## YOUR TASK
Work out how many lines include "chart" and answer with that number only.

A run of records
##############################
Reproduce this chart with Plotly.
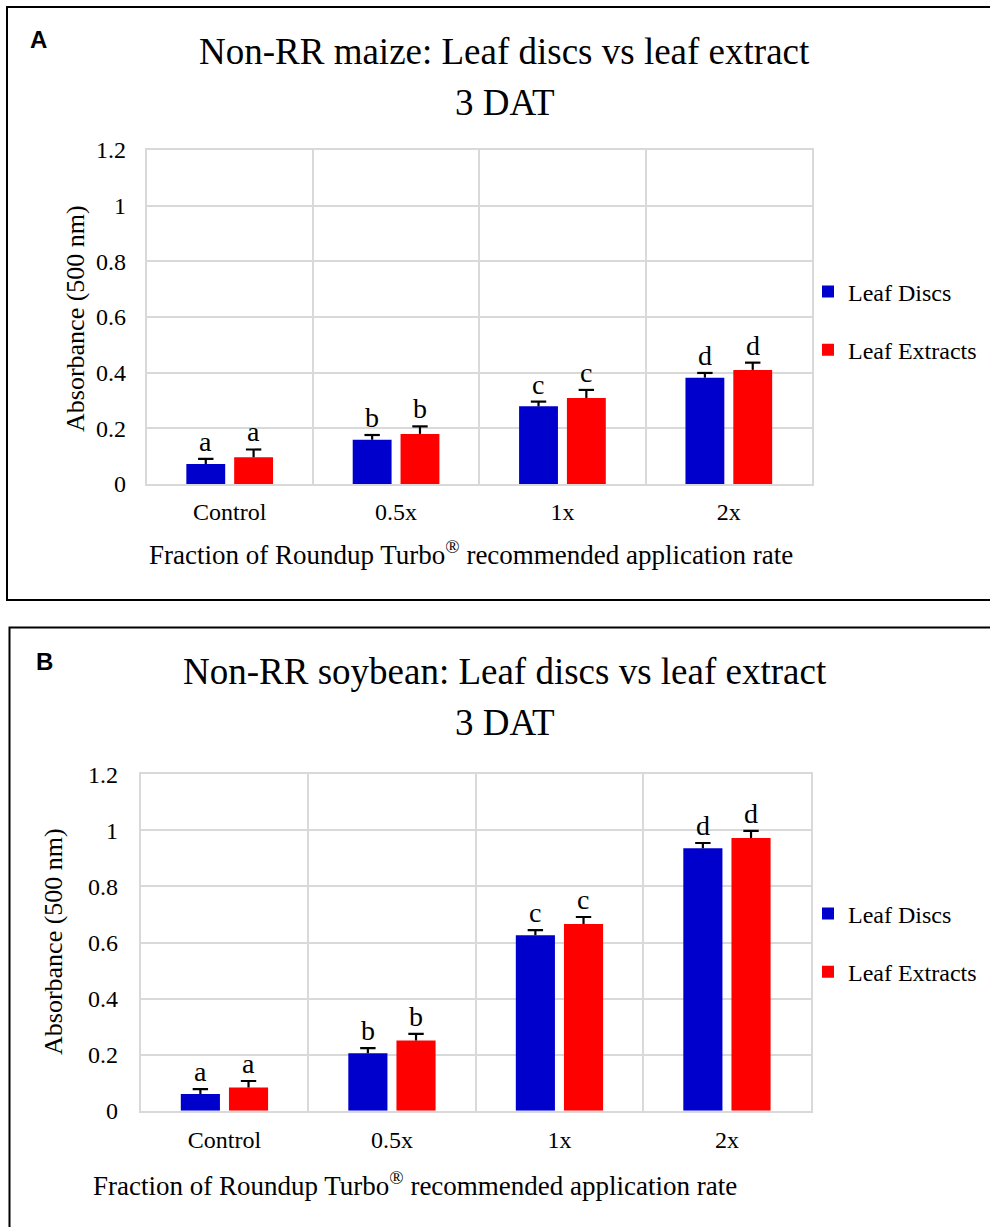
import plotly.graph_objects as go

W, H = 990, 1227

categories = ["Control", "0.5x", "1x", "2x"]
series_names = ["Leaf Discs", "Leaf Extracts"]
colors = ["#0000CC", "#FF0000"]

maize_discs = [0.072, 0.159, 0.279, 0.382]
maize_discs_err = [0.018, 0.017, 0.017, 0.017]
maize_extracts = [0.096, 0.180, 0.309, 0.410]
maize_extracts_err = [0.028, 0.027, 0.029, 0.026]

soy_discs = [0.060, 0.205, 0.626, 0.936]
soy_discs_err = [0.017, 0.018, 0.018, 0.019]
soy_extracts = [0.083, 0.250, 0.666, 0.973]
soy_extracts_err = [0.023, 0.024, 0.025, 0.025]

letters_discs = ["a", "b", "c", "d"]
letters_extracts = ["a", "b", "c", "d"]

y_ticks = [0, 0.2, 0.4, 0.6, 0.8, 1.0, 1.2]
y_tick_text = ["0", "0.2", "0.4", "0.6", "0.8", "1", "1.2"]

title_a1 = "Non-RR maize: Leaf discs vs leaf extract"
title_b1 = "Non-RR soybean: Leaf discs vs leaf extract"
title_2 = "3 DAT"
x_title = "Fraction of Roundup Turbo<sup>®</sup> recommended application rate"
y_title = "Absorbance (500 nm)"

SERIF = "Liberation Serif, Times New Roman, serif"
SANS = "Liberation Sans, Arial, sans-serif"

def px(x):
    return x / W

def py(y):
    return 1 - y / H

fig = go.Figure()

panels = [
    dict(xa="x", ya="y", leg="legend", vals=[(maize_discs, maize_discs_err), (maize_extracts, maize_extracts_err)]),
    dict(xa="x2", ya="y2", leg="legend2", vals=[(soy_discs, soy_discs_err), (soy_extracts, soy_extracts_err)]),
]

for p in panels:
    for i, (v, e) in enumerate(p["vals"]):
        fig.add_trace(go.Bar(
            x=categories, y=v, name=series_names[i],
            marker=dict(color=colors[i], line=dict(width=0)),
            error_y=dict(type="data", array=e, arrayminus=[0] * len(e), symmetric=False,
                         color="black", thickness=2.2, width=0),
            xaxis=p["xa"], yaxis=p["ya"], legend=p["leg"],
            legendgroup=p["leg"] + str(i), offsetgroup=str(i),
        ))
    # caps of the (plus-only) error bars
    for i, (v, e) in enumerate(p["vals"]):
        fig.add_trace(go.Scatter(
            x=categories, y=[a + b for a, b in zip(v, e)], mode="markers",
            marker=dict(symbol="line-ew", size=11, color="black",
                        line=dict(color="black", width=2.2)),
            xaxis=p["xa"], yaxis=p["ya"], showlegend=False, hoverinfo="skip",
            offsetgroup=str(i),
        ))

axis_common = dict(showgrid=True, gridcolor="#d9d9d9", gridwidth=1.6,
                   showline=True, linecolor="#d9d9d9", linewidth=1.6, mirror=True,
                   zeroline=False, ticks="", automargin=False,
                   tickfont=dict(family=SERIF, size=24, color="black"))

fig.update_layout(
    width=W, height=H,
    margin=dict(l=0, r=0, t=0, b=0, pad=0, autoexpand=False),
    paper_bgcolor="white", plot_bgcolor="white",
    barmode="group", bargap=0.425, bargroupgap=0.1875,
    scattermode="group", scattergap=0.425,
    showlegend=True,
    xaxis=dict(domain=[px(146.5), px(812)], anchor="y", type="category",
               tickson="boundaries", ticklabelstandoff=5, **axis_common),
    yaxis=dict(domain=[py(484), py(150)], anchor="x", range=[0, 1.2],
               tickvals=y_ticks, ticktext=y_tick_text, ticklabelstandoff=14, **axis_common),
    xaxis2=dict(domain=[px(140.7), px(810.7)], anchor="y2", type="category",
                tickson="boundaries", ticklabelstandoff=7, **axis_common),
    yaxis2=dict(domain=[py(1110.7), py(774.3)], anchor="x2", range=[0, 1.2],
                tickvals=y_ticks, ticktext=y_tick_text, ticklabelstandoff=16, **axis_common),
    legend=dict(x=px(808), y=py(321), xanchor="left", yanchor="middle",
                font=dict(family=SERIF, size=24, color="black"),
                tracegroupgap=24, bgcolor="rgba(0,0,0,0)", itemwidth=30),
    legend2=dict(x=px(808), y=py(943), xanchor="left", yanchor="middle",
                 font=dict(family=SERIF, size=24, color="black"),
                 tracegroupgap=24, bgcolor="rgba(0,0,0,0)", itemwidth=30),
)

ann = []
# significance letters
for p in panels:
    for i, (v, e) in enumerate(p["vals"]):
        letters = letters_discs if i == 0 else letters_extracts
        for c, val, err, lt in zip(categories, v, e, letters):
            ann.append(dict(x=c, y=val + err, xref=p["xa"], yref=p["ya"], text=lt,
                            showarrow=False, xshift=-24 if i == 0 else 24, yshift=0,
                            yanchor="bottom", font=dict(family=SERIF, size=28, color="black")))

# titles
for (t1, yc1, yc2) in [(title_a1, 51, 102), (title_b1, 671.5, 722)]:
    ann.append(dict(x=px(505), y=py(yc1), xref="paper", yref="paper", text=t1, showarrow=False,
                    xanchor="center", yanchor="middle", font=dict(family=SERIF, size=37, color="black")))
    ann.append(dict(x=px(505), y=py(yc2), xref="paper", yref="paper", text=title_2, showarrow=False,
                    xanchor="center", yanchor="middle", font=dict(family=SERIF, size=37, color="black")))

# axis titles
for (xc, yc) in [(471, 553), (415, 1184)]:
    ann.append(dict(x=px(xc), y=py(yc), xref="paper", yref="paper", text=x_title, showarrow=False,
                    xanchor="center", yanchor="middle", font=dict(family=SERIF, size=27, color="black")))
for (xc, yc) in [(76, 319), (53, 942)]:
    ann.append(dict(x=px(xc), y=py(yc), xref="paper", yref="paper", text=y_title, showarrow=False,
                    textangle=-90, xanchor="center", yanchor="middle",
                    font=dict(family=SERIF, size=26, color="black")))

# panel labels
for (lab, xc, yc) in [("A", 38, 39.5), ("B", 44.5, 661)]:
    ann.append(dict(x=px(xc), y=py(yc), xref="paper", yref="paper", text="<b>" + lab + "</b>",
                    showarrow=False, xanchor="center", yanchor="middle",
                    font=dict(family=SANS, size=24, color="black")))

fig.update_layout(annotations=ann)

# panel frames
fig.add_shape(type="rect", xref="paper", yref="paper", x0=px(7), x1=1.02, y0=py(600), y1=py(7),
              line=dict(color="black", width=2), fillcolor="rgba(0,0,0,0)", layer="below")
fig.add_shape(type="rect", xref="paper", yref="paper", x0=px(9.5), x1=1.02, y0=-0.02, y1=py(627.5),
              line=dict(color="black", width=2), fillcolor="rgba(0,0,0,0)", layer="below")

fig.write_html("out.html", config={"displayModeBar": False},
               post_script="document.body.style.margin='0';document.body.style.overflow='hidden';")
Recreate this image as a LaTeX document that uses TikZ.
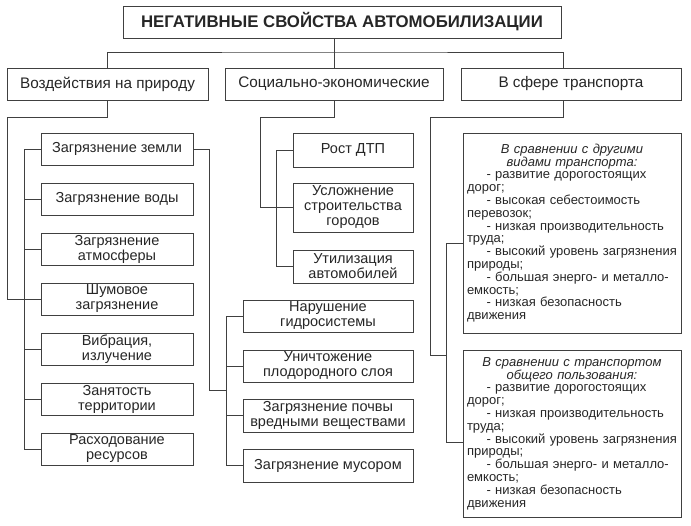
\documentclass[tikz,border=0pt]{standalone}
\usepackage{fontspec}
\setmainfont{Liberation Sans}
\usepackage{tikz}

\begin{document}
\begin{tikzpicture}[x=1pt, y=-1pt,
        box/.style={draw=black!75, line width=0.8pt, text=black!85, rectangle, inner sep=1pt, align=center, font=\fontsize{14.5}{15}\selectfont},
        head/.style={box, font=\fontsize{15.3}{16}\selectfont},
        notes/.style={box, align=left, text width=210pt, inner xsep=4pt, inner ysep=1pt, font=\fontsize{13}{12.8}\selectfont},
        wire/.style={draw=black!75, line width=0.8pt}]
        \useasboundingbox (0,0) rectangle (691,525);

        \node[box, minimum width=438pt, minimum height=32pt, font=\bfseries\fontsize{16.8}{18}\selectfont] (title) at (342,22) {НЕГАТИВНЫЕ СВОЙСТВА АВТОМОБИЛИЗАЦИИ};

        \node[head, minimum width=201pt, minimum height=32pt] (nature) at (107.5,84) {Воздействия на природу};
        \node[head, minimum width=218pt, minimum height=32pt] (social) at (334,84) {Социально-экономические};
        \node[head, minimum width=220pt, minimum height=32pt] (transport) at (571,84) {В сфере транспорта};

        \node[box, minimum width=152pt, minimum height=32pt] (nat1) at (117,149) {Загрязнение земли};
        \node[box, minimum width=152pt, minimum height=32pt] (nat2) at (117,199) {Загрязнение воды};
        \node[box, minimum width=152pt, minimum height=32pt] (nat3) at (117,249) {Загрязнение\\атмосферы};
        \node[box, minimum width=152pt, minimum height=32pt] (nat4) at (117,299) {Шумовое\\загрязнение};
        \node[box, minimum width=152pt, minimum height=32pt] (nat5) at (117,349) {Вибрация,\\излучение};
        \node[box, minimum width=152pt, minimum height=32pt] (nat6) at (117,399) {Занятость\\территории};
        \node[box, minimum width=152pt, minimum height=32pt] (nat7) at (117,449) {Расходование\\ресурсов};

        \node[box, minimum width=120pt, minimum height=34pt] (soc1) at (353,150) {Рост ДТП};
        \node[box, minimum width=120pt, minimum height=49pt] (soc2) at (353,207.5) {Усложнение\\строительства\\городов};
        \node[box, minimum width=120pt, minimum height=33pt] (soc3) at (353,266.5) {Утилизация\\автомобилей};

        \node[box, minimum width=170pt, minimum height=32pt] (env1) at (328,316) {Нарушение\\гидросистемы};
        \node[box, minimum width=170pt, minimum height=32pt] (env2) at (328,366) {Уничтожение\\плодородного слоя};
        \node[box, minimum width=170pt, minimum height=33pt] (env3) at (328,415.5) {Загрязнение почвы\\вредными веществами};
        \node[box, minimum width=170pt, minimum height=33pt] (env4) at (328,465.5) {Загрязнение мусором};

        \node[notes, minimum width=218pt, minimum height=200pt] (trn1) at (572,233) {{\centering\itshape В сравнении с другими\\видами транспорта:\par}
                \hspace*{1.5em}- развитие дорогостоящих\\дорог;\\
                \hspace*{1.5em}- высокая себестоимость\\перевозок;\\
                \hspace*{1.5em}- низкая производительность\\труда;\\
                \hspace*{1.5em}- высокий уровень загрязнения\\природы;\\
                \hspace*{1.5em}- большая энерго- и металло-\\емкость;\\
                \hspace*{1.5em}- низкая безопасность\\движения};
        \node[notes, minimum width=218pt, minimum height=167pt] (trn2) at (572,433.5) {{\centering\itshape В сравнении с транспортом\\общего пользования:\par}
                \hspace*{1.5em}- развитие дорогостоящих\\дорог;\\
                \hspace*{1.5em}- низкая производительность\\труда;\\
                \hspace*{1.5em}- высокий уровень загрязнения\\природы;\\
                \hspace*{1.5em}- большая энерго- и металло-\\емкость;\\
                \hspace*{1.5em}- низкая безопасность\\движения};

        \coordinate (hub) at (334,52);
        \coordinate (natbend) at (7,299);
        \coordinate (socbend) at (260,207.5);
        \coordinate (envjoin) at (227,390);
        \coordinate (trnbend) at (430,355);
        \coordinate (trnjoin) at (447,355);

        \draw[wire] (title.south -| social.north) -- (social.north);
        \draw[wire] (nature.north) |- (hub) -| ([xshift=-8pt]transport.north);

        \draw[wire] (nature.south) -- ++(0,17) -| (natbend) -- (nat4.west);
        \draw[wire] (nat1.west) -- ++(-16,0) |- (nat7.west);
        \draw[wire] (nat2.west) -- ++(-16,0);
        \draw[wire] (nat3.west) -- ++(-16,0);
        \draw[wire] (nat5.west) -- ++(-16,0);
        \draw[wire] (nat6.west) -- ++(-16,0);
        \draw[wire] (nat1.east) -- ++(16,0) |- (envjoin);

        \draw[wire] (env1.west) -- ++(-16,0) |- (env4.west);
        \draw[wire] (env2.west) -- ++(-16,0);
        \draw[wire] (env3.west) -- ++(-16,0);

        \draw[wire] (social.south) -- ++(0,17) -| (socbend) -- (soc2.west);
        \draw[wire] (soc1.west) -- ++(-16,0) |- (soc3.west);

        \draw[wire] ([xshift=-8pt]transport.south) -- ++(0,17) -| (trnbend) -- (trnjoin);
        \draw[wire] ([yshift=-10pt]trn1.west) -- ++(-16,0) |- ([yshift=-8.5pt]trn2.west);
\end{tikzpicture}
\end{document}
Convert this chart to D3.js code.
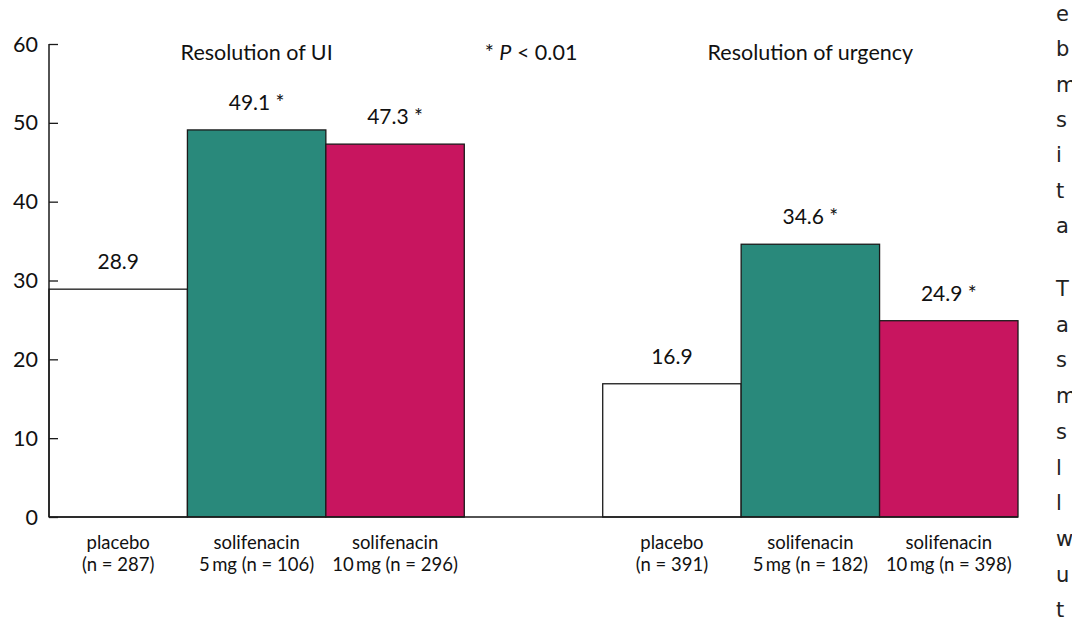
##############################
## RESPONSE TO THIS EXERCISE
2